* [Exercise instructions]
From the first line of the data down to and including the line with "4700, 4775, 4860];", copy everything exactly, leaving out pictures.

* [Supplied material]
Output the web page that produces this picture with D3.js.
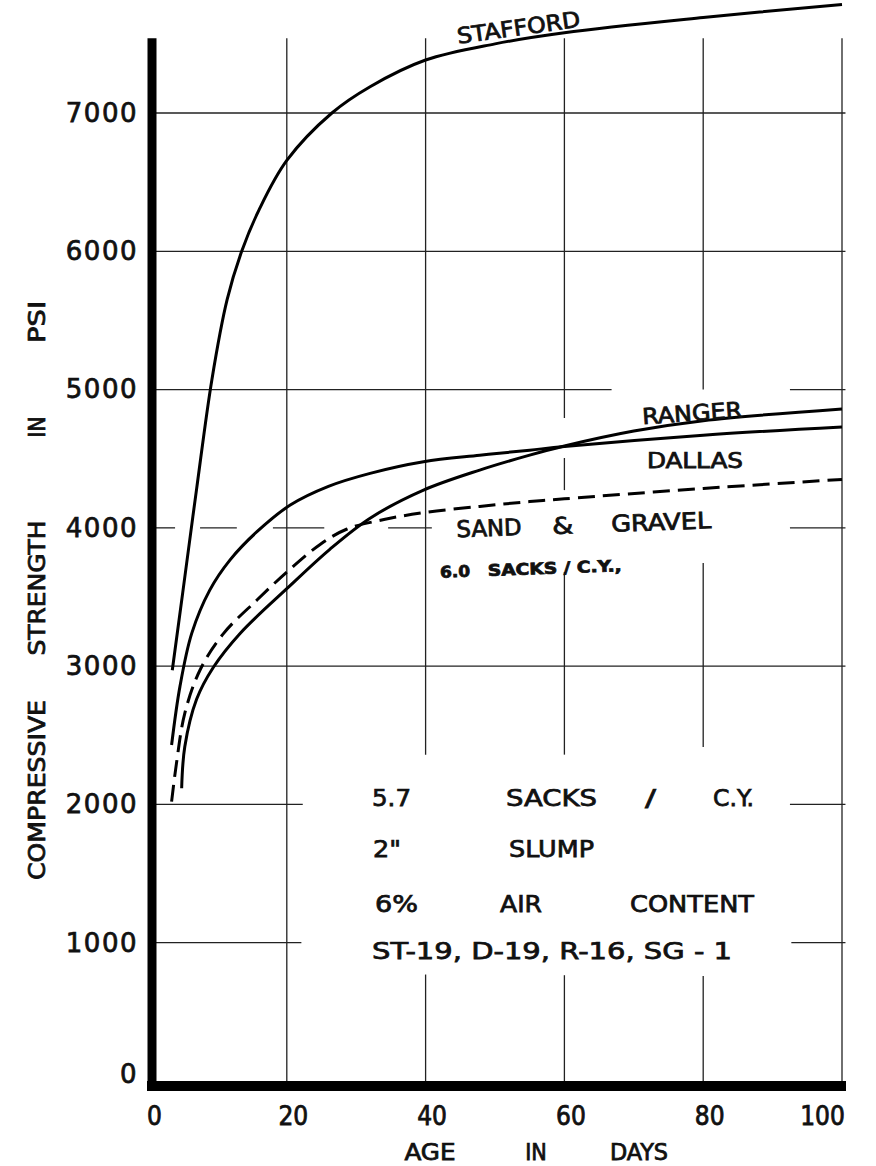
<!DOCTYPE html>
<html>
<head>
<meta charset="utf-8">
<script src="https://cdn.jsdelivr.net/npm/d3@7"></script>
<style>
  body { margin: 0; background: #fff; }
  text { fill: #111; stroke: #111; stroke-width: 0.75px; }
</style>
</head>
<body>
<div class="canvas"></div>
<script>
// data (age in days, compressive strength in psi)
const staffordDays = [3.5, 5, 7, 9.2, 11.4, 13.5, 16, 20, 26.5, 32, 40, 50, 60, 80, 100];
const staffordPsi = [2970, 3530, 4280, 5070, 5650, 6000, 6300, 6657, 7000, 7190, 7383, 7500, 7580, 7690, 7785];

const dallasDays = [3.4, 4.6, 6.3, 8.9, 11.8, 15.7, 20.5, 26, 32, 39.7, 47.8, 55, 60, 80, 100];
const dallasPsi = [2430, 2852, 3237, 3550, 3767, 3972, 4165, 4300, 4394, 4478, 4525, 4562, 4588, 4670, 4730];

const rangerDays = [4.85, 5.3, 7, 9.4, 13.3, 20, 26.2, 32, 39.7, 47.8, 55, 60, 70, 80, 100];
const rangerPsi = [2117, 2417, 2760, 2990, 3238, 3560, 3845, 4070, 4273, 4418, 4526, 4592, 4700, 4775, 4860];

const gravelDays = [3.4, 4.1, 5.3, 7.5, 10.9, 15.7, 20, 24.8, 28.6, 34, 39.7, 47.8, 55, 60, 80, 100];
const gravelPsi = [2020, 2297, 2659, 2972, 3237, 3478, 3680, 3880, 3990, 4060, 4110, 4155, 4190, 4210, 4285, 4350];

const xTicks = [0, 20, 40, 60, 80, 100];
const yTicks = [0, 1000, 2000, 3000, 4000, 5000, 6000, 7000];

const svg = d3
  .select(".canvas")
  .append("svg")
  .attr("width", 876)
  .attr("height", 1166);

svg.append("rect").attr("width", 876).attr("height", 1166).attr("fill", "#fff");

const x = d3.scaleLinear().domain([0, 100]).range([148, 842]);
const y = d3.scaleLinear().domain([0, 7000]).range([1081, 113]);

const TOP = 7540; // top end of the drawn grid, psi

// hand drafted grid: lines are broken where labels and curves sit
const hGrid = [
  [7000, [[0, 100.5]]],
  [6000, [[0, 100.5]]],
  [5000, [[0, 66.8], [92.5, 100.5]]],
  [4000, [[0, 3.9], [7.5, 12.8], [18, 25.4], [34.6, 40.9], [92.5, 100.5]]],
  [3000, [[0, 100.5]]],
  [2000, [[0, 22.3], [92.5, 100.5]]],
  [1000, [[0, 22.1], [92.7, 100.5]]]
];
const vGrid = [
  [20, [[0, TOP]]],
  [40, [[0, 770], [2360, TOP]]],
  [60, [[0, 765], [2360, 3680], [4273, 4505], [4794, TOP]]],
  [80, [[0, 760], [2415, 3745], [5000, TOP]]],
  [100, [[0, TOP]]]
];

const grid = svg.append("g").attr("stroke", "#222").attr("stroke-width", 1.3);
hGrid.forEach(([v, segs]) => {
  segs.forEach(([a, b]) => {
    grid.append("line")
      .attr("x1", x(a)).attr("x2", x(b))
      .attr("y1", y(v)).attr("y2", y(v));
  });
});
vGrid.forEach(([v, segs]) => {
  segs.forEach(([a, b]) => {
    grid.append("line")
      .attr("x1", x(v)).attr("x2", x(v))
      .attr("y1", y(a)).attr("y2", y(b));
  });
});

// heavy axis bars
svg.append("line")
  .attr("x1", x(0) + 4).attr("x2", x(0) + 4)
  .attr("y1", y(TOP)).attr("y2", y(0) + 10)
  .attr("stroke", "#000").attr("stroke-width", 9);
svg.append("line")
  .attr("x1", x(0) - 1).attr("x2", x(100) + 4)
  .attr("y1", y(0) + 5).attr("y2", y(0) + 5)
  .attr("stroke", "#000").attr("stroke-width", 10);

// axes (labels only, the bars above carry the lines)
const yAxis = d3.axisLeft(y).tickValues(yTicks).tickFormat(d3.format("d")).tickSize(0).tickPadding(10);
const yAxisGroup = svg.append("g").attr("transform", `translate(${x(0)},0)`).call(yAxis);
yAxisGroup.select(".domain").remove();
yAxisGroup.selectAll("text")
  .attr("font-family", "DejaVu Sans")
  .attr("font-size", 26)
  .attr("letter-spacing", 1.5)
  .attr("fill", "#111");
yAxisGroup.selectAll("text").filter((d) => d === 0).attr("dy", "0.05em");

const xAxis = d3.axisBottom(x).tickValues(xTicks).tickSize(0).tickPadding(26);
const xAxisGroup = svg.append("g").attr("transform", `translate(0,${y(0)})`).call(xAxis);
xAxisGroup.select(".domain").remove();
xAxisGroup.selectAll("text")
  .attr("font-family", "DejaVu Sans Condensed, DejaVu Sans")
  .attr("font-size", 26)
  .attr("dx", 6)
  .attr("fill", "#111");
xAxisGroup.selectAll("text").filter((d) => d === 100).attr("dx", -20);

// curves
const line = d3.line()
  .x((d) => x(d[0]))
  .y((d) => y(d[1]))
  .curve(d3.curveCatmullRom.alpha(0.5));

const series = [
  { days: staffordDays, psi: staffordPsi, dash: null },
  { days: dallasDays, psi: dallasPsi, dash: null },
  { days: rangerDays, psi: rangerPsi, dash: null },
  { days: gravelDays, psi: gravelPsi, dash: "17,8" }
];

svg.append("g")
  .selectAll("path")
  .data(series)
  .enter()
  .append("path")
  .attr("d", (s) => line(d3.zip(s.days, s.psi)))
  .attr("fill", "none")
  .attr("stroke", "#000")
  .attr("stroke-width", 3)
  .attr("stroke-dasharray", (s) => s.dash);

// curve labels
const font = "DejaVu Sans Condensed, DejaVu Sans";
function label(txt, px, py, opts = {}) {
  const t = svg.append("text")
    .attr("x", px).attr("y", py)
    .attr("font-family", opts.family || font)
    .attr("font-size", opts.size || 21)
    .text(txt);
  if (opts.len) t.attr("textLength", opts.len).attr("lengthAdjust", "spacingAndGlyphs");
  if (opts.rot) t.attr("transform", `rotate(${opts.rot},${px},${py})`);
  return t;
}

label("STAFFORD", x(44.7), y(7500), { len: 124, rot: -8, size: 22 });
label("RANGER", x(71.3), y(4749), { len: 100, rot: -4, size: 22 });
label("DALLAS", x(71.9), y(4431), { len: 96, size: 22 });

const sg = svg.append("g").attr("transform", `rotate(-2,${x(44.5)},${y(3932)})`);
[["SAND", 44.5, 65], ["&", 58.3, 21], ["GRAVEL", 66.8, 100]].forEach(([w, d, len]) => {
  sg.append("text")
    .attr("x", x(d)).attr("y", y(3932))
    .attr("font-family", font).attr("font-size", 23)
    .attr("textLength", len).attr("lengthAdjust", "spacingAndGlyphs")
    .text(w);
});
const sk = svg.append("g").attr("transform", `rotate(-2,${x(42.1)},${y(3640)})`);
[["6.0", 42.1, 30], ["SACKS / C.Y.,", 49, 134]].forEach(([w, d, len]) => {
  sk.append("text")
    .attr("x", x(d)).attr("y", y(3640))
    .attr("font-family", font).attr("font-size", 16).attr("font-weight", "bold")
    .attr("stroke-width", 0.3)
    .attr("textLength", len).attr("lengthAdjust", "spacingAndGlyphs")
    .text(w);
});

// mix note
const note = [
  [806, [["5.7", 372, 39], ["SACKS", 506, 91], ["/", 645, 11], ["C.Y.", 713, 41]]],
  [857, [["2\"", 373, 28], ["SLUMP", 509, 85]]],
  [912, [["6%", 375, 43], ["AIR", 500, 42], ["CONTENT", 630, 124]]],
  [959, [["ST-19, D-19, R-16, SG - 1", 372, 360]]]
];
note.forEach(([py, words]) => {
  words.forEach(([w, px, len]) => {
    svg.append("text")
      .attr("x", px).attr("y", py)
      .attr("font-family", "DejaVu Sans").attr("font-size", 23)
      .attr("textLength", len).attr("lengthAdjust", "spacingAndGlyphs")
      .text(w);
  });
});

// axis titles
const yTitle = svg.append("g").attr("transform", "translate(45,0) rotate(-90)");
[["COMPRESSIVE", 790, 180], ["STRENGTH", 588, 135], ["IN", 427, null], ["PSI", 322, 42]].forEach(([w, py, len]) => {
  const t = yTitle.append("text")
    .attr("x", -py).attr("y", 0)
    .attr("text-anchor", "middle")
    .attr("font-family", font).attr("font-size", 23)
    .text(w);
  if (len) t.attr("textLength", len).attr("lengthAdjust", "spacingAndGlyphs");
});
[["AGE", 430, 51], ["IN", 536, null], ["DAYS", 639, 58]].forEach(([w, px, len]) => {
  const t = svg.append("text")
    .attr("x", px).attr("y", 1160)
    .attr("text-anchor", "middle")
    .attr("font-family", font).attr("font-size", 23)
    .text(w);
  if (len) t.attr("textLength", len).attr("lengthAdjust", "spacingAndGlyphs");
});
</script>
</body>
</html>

* [Exercise output]
Output the web page that produces this picture with D3.js.
<!DOCTYPE html>
<html>
<head>
<meta charset="utf-8">
<script src="https://cdn.jsdelivr.net/npm/d3@7"></script>
<style>
  body { margin: 0; background: #fff; }
  text { fill: #111; stroke: #111; stroke-width: 0.75px; }
</style>
</head>
<body>
<div class="canvas"></div>
<script>
// data (age in days, compressive strength in psi)
const staffordDays = [3.5, 5, 7, 9.2, 11.4, 13.5, 16, 20, 26.5, 32, 40, 50, 60, 80, 100];
const staffordPsi = [2970, 3530, 4280, 5070, 5650, 6000, 6300, 6657, 7000, 7190, 7383, 7500, 7580, 7690, 7785];

const dallasDays = [3.4, 4.6, 6.3, 8.9, 11.8, 15.7, 20.5, 26, 32, 39.7, 47.8, 55, 60, 80, 100];
const dallasPsi = [2430, 2852, 3237, 3550, 3767, 3972, 4165, 4300, 4394, 4478, 4525, 4562, 4588, 4670, 4730];

const rangerDays = [4.85, 5.3, 7, 9.4, 13.3, 20, 26.2, 32, 39.7, 47.8, 55, 60, 70, 80, 100];
const rangerPsi = [2117, 2417, 2760, 2990, 3238, 3560, 3845, 4070, 4273, 4418, 4526, 4592, 4700, 4775, 4860];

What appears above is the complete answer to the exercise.